EXERCISE TASK – Repeat, exactly and only, the lines from the beginning of the data through the line with "const pairs = (xs, ys)". Pictures are left out.

DATA PROVIDED –
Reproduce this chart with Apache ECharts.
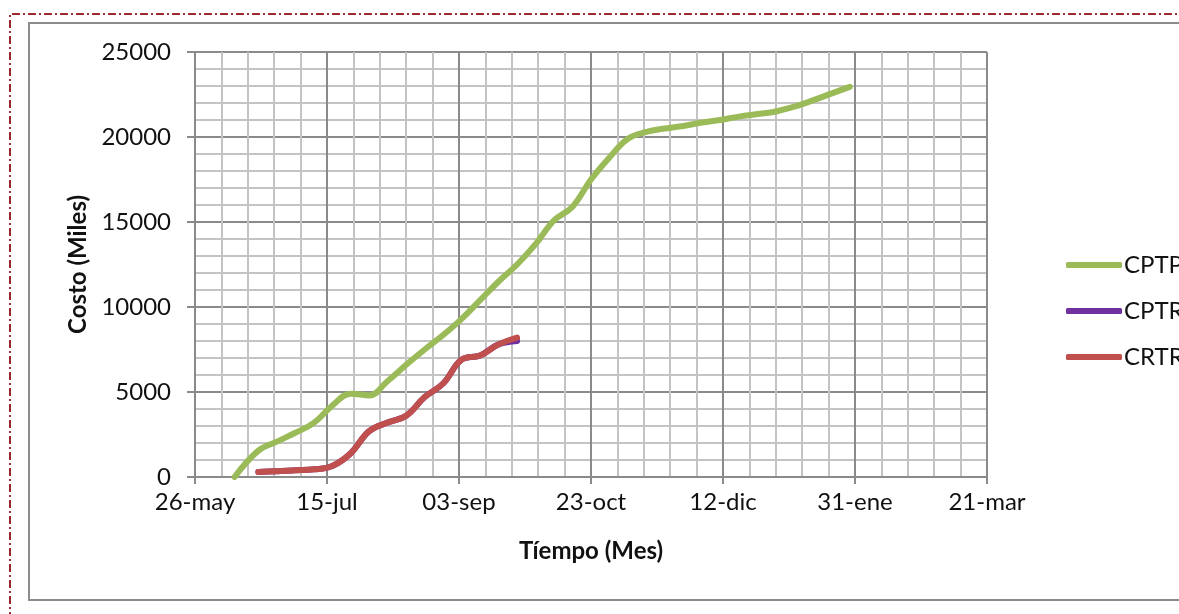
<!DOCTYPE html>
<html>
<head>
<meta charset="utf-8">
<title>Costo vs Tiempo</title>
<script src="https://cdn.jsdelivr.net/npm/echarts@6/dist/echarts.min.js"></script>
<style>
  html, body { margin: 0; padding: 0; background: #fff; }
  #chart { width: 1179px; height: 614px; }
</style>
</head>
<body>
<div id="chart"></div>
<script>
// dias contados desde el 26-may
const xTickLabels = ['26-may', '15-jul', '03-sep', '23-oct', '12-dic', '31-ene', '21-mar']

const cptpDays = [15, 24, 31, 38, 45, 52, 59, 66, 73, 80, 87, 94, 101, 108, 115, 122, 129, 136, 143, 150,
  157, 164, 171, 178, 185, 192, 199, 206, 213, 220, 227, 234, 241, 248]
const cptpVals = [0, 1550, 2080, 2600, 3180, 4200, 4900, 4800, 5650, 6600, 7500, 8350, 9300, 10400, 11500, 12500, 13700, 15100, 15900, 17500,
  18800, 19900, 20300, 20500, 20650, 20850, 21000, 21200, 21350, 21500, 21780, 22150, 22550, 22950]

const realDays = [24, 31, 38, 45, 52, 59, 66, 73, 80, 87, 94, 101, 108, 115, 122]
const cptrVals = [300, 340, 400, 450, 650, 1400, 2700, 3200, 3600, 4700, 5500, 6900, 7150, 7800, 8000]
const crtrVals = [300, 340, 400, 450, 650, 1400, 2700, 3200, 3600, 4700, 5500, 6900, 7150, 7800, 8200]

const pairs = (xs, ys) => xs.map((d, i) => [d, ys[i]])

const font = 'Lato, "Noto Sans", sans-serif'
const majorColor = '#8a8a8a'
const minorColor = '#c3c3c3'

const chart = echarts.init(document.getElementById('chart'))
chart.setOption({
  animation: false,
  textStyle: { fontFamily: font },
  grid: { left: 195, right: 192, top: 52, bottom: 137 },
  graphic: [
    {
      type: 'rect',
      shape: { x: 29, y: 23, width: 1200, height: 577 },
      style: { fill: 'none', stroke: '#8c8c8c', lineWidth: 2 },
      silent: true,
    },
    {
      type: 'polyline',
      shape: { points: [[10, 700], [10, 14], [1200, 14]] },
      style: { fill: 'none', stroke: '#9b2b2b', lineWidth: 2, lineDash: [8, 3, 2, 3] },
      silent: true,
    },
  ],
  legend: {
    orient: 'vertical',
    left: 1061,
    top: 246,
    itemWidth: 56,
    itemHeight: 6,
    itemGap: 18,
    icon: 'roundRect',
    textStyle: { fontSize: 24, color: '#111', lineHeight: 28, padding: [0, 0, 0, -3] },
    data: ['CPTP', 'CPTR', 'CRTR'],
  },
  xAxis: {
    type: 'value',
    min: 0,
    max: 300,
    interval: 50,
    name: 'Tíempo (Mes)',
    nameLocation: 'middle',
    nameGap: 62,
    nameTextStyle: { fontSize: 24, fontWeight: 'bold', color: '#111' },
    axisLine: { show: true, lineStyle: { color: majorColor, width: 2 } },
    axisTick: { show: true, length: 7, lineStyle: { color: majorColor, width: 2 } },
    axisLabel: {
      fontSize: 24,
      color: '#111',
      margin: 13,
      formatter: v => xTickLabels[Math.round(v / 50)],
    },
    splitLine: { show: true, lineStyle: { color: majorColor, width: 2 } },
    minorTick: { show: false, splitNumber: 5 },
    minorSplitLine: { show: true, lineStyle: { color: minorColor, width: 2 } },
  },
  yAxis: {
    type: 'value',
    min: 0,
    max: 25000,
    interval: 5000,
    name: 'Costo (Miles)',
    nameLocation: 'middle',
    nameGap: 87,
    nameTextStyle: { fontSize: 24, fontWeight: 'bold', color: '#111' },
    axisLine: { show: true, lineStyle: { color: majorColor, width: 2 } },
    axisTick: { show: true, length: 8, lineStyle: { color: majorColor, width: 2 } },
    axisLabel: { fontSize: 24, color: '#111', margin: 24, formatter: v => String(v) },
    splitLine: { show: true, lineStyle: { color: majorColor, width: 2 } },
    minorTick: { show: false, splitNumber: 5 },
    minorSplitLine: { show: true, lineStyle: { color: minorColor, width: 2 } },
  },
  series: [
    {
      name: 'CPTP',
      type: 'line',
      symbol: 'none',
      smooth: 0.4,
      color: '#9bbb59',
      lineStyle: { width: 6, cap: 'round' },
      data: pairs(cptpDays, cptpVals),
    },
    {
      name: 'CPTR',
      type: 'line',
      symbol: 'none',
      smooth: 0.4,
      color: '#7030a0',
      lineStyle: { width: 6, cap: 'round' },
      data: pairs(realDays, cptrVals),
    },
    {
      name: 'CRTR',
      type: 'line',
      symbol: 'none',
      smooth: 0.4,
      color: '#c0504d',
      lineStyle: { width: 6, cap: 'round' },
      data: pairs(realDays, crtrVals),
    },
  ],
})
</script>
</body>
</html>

THE SOLUTION –
Reproduce this chart with Apache ECharts.
<!DOCTYPE html>
<html>
<head>
<meta charset="utf-8">
<title>Costo vs Tiempo</title>
<script src="https://cdn.jsdelivr.net/npm/echarts@6/dist/echarts.min.js"></script>
<style>
  html, body { margin: 0; padding: 0; background: #fff; }
  #chart { width: 1179px; height: 614px; }
</style>
</head>
<body>
<div id="chart"></div>
<script>
// dias contados desde el 26-may
const xTickLabels = ['26-may', '15-jul', '03-sep', '23-oct', '12-dic', '31-ene', '21-mar']

const cptpDays = [15, 24, 31, 38, 45, 52, 59, 66, 73, 80, 87, 94, 101, 108, 115, 122, 129, 136, 143, 150,
  157, 164, 171, 178, 185, 192, 199, 206, 213, 220, 227, 234, 241, 248]
const cptpVals = [0, 1550, 2080, 2600, 3180, 4200, 4900, 4800, 5650, 6600, 7500, 8350, 9300, 10400, 11500, 12500, 13700, 15100, 15900, 17500,
  18800, 19900, 20300, 20500, 20650, 20850, 21000, 21200, 21350, 21500, 21780, 22150, 22550, 22950]

const realDays = [24, 31, 38, 45, 52, 59, 66, 73, 80, 87, 94, 101, 108, 115, 122]
const cptrVals = [300, 340, 400, 450, 650, 1400, 2700, 3200, 3600, 4700, 5500, 6900, 7150, 7800, 8000]
const crtrVals = [300, 340, 400, 450, 650, 1400, 2700, 3200, 3600, 4700, 5500, 6900, 7150, 7800, 8200]

const pairs = (xs, ys) => xs.map((d, i) => [d, ys[i]])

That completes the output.